What You Can Do Right Now:

  1. Programmable Thermostat

    • Consider investing in a programmable thermostat. Many energy providers offer free programmable thermostats to their clients (residential or commercial) in exchange for the ability to slightly adjust your settings at peak hours. Different companies offer different free thermostat programs. Programmable thermostats allow you to set the thermostat to different levels for different times of day. If your region becomes bitterly cold during the winter months, you'll want the house to be nice and warm, but if you work for 9 hours a day and there's no one home, setting the thermostat to turn down 5 degrees from the time you leave until half an hour before you get home could save money. Why spend money heating up an empty house?

  2. Turn the Heat Down

    • Even if you don't have a programmable thermostat, try turning the heat couple degrees lower than you normally keep it at. If you wake up to a cold house one morning, it's tempting to crank the thermostat way up. Consider turning it up just a couple degrees. Wait and see how that goes. Oftentimes you won't notice the difference of a degree or two. If you do, try throwing on a sweater instead of turning up the thermostat again.

  3. Leave the Oven Open

    • This is one of those ridiculously simple tips: if you don't have young children that could be put at risk, consider leaving your oven open a crack as it cools down the next time you cook a meal. If you're already spending the money to pay for the energy to use the oven, don't trap the heat inside it when you're done. Open it up and let it warm up the kitchen.

  4. Know Your Fireplace

    • If your fireplace isn't being used, always keep the damper shut. A hole in your ceiling on a cold winter day doesn't do fabulous things for your heating bill. If you have doors on your fireplace and you decide to light a fire, remember to close them when your fire dies down. Don't close your damper before the embers have completely cooled, but shut the doors so the hot air stays in the house.
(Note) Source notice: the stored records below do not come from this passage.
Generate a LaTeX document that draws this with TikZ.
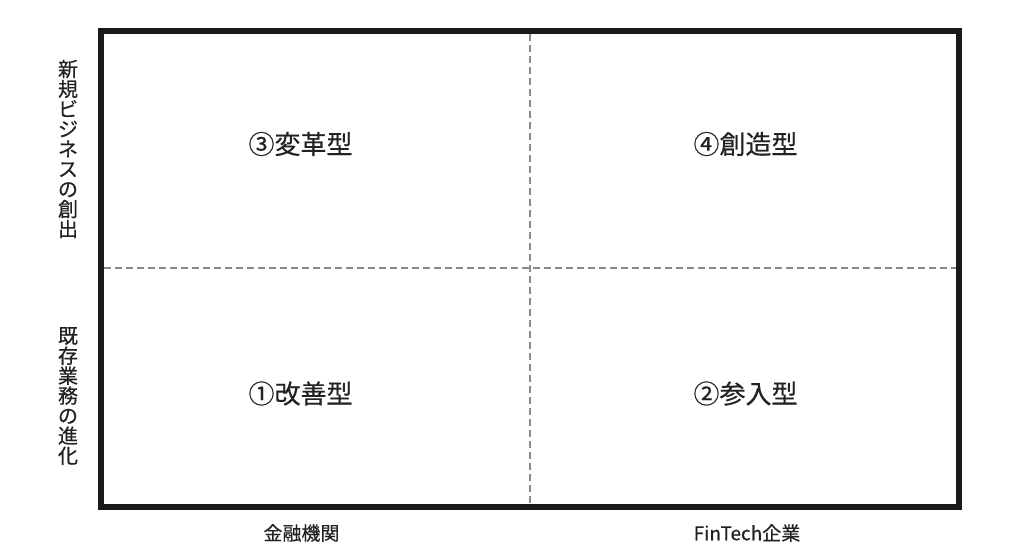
\documentclass[tikz,border=0pt]{standalone}
\usepackage{fontspec}
\newfontfamily\jpfont[FakeBold=0.5]{Noto Sans CJK JP}
\usepackage{tikz}
\definecolor{framegray}{HTML}{1A1A1A}
\definecolor{dashgray}{HTML}{8A8A8A}
\definecolor{textgray}{HTML}{222222}
\tikzset{
	quadlabel/.style={text=textgray, font=\jpfont\fontsize{26}{28}\selectfont, inner sep=0pt},
	sidelabel/.style={text=textgray, font=\jpfont\fontsize{20}{20}\selectfont, align=center, inner sep=0pt},
	axislabel/.style={text=textgray, font=\jpfont\fontsize{19}{21}\selectfont, inner sep=0pt},
	divider/.style={dashgray, line width=1.6pt, dash pattern=on 7pt off 4pt}
}

\begin{document}
\begin{tikzpicture}[x=1pt, y=-1pt]
			\useasboundingbox (0, 0) rectangle (1030, 552);
			% frame and dividers
			\coordinate (nw) at (101, 31);
			\coordinate (se) at (958.5, 506.5);
			\coordinate (top) at (530, 34);
			\coordinate (bottom) at (530, 504);
			\coordinate (left) at (104, 268);
			\coordinate (right) at (955.5, 268);
			\draw[divider] (top) -- (bottom);
			\draw[divider] (left) -- (right);
			\draw[framegray, line width=6pt] (nw) rectangle (se);
			% quadrants
			\node[quadlabel] (q3) at (300.5, 144) {③変革型};
			\node[quadlabel] (q4) at (745.5, 144) {④創造型};
			\node[quadlabel] (q1) at (300.5, 393.5) {①改善型};
			\node[quadlabel] (q2) at (745.5, 393.5) {②参入型};
			% axes
			\node[sidelabel] (new) at (68, 149) {新\\規\\ビ\\ジ\\ネ\\ス\\の\\創\\出};
			\node[sidelabel] (old) at (68, 396) {既\\存\\業\\務\\の\\進\\化};
			\node[axislabel] (bank) at (301.5, 533) {金融機関};
			\node[axislabel] (fintech) at (747, 533) {FinTech企業};
		\end{tikzpicture}
\end{document}
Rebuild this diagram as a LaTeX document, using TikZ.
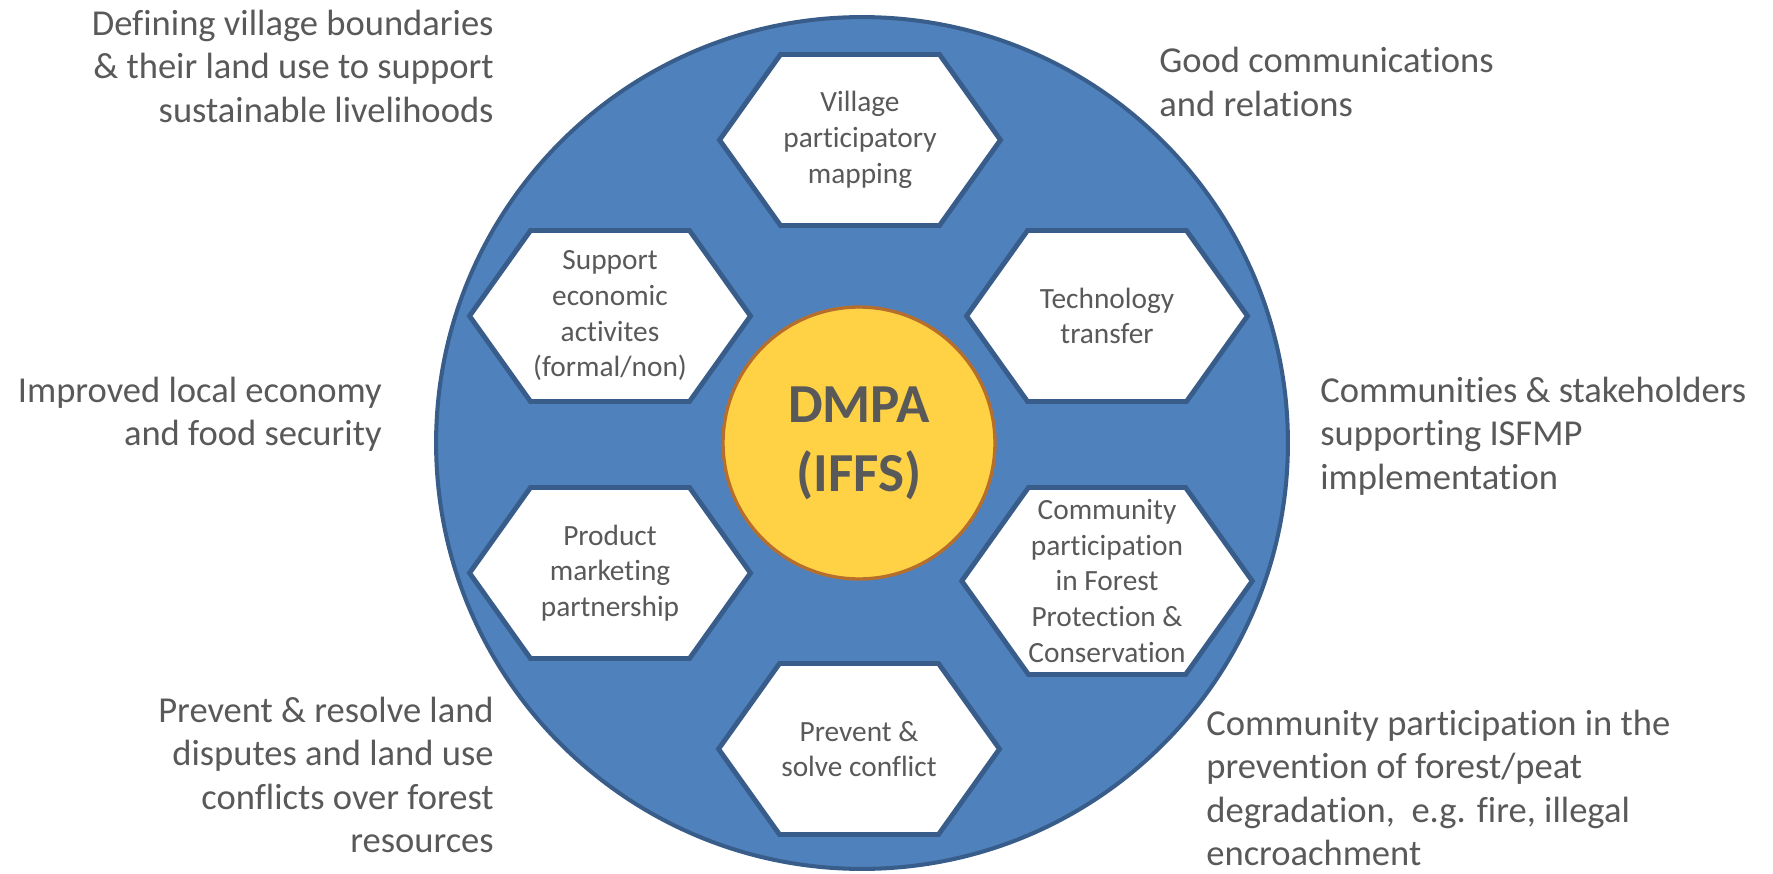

If your fireplace doesn't have doors, reconsider lighting a fire on the coldest of days--if you can't shut the house off from the fireplace, all that toasty warmth will be sucked out the chimney as the fire dies.

  5. Open (and Close) Your Curtains

    • Nice thick curtains can help stop cold from completely penetrating a room--they act as another layer against the cold outside the windows. Keep your curtains shut if it's super cold in the evenings. During the day, if the sun is shining brightly, open them up and let the natural heat of the sun inside.

Check It Out This Weekend:

  1. Windows

    • Check the window casing on the inside of the house where the wooden frame that surrounds your window butts up against the drywall and the window. If there are cracks, put a line of caulking in each crack so cold can't come into the house at the joint.
    • Check your weatherstrip and replace where needed. Check for a tight seal wherever weatherstrip is located. There should be weatherstrip along the edges of the window channel, on all sides of the sash and especially where the operating sash opens and closes (bottom of moving sash if double or single-hung window, side of sliding sash on sliding window or three non-hinged sides of casement sash). The weatherstrip on this operating edge should be squeezed when the window is shut. Energy.gov resources on different types of weatherstrip

  2. Doors

    • Make sure that the door sweeps or bottoms are substantial and not torn or ripped. Commonly called door sweeps or door bottoms, these vinyl fixtures on the bottom of the door act as a weather-shielding barrier on doors that open to the outside. Over time, they can become ripped, loose and less effective. See our door bottom page for more information about replacing door bottoms and sweeps.
    • Check your weatherstrip and replace where needed. Just like window weatherstrip, there should be a tight seal wherever weatherstrip on the door is located. It should seal the gap around the door when it is closed.

  1. Attic

    • Check the insulation or get a professional to check the insulation. The attic is an easy place for cold air (and hot air in the summer) to enter the house. Energy Star, a program of the US Environmental Protection Agency and the US Department of Energy, reccomends visually inspecting your attic to determine whether you need more insulation: if you can see the floor joists, get some more; if you can't see the floor, you're probably alright.